Goodness: This is insane. Nekked arabs on a rope is not torture. But the wording of the law is clear. Change the law so that we can torture with sleep deprivation and forced viewings of The View.
Instead, Haynes is too clever by half. And changes the meanings of words. Haynes says that it depends, “[how you] define that phrase…” and stumbled over an answer on ‘degrading’ interrogation techniques.
The Judiciary Committee didn’t get to Women in Combat. But they didn’t have to. Haynes has shown us an unfortunate pattern of word-change-definitions. Something about defense of necessity and lawyerly talkie-talk which made it clear that he was making it up.
When the issue is: either obey the law, or change it.
Haynes may be complicit in the changing of definition on women in combat. Somewhere, someone with clever lawyerly oversight, changed the definition of “co-locate.” Where women are now being placed into army units that are required to be all-male.
The pattern on Haynes’ advice to the DoD on torture seems to be the same with the semantics of women in combat.

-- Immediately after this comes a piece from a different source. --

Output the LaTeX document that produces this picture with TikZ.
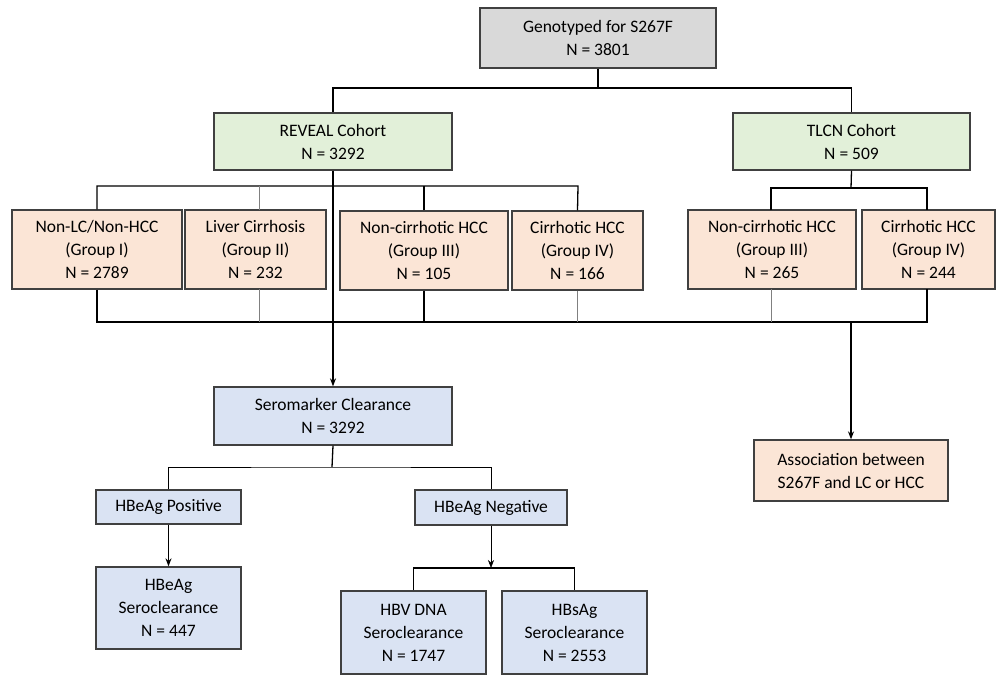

The control of the military is slipping from the President and Congress to Army lawyers who can re-define “degrading” and “co-locate” and lots of other words to do anything the Army wants.
Which is not always a bad idea. But change the law first.
Haynes should not be nominated, unless he answers questions about women in combat.
Full Disclosure: I serve as the Vice President of the Center for Military Readiness.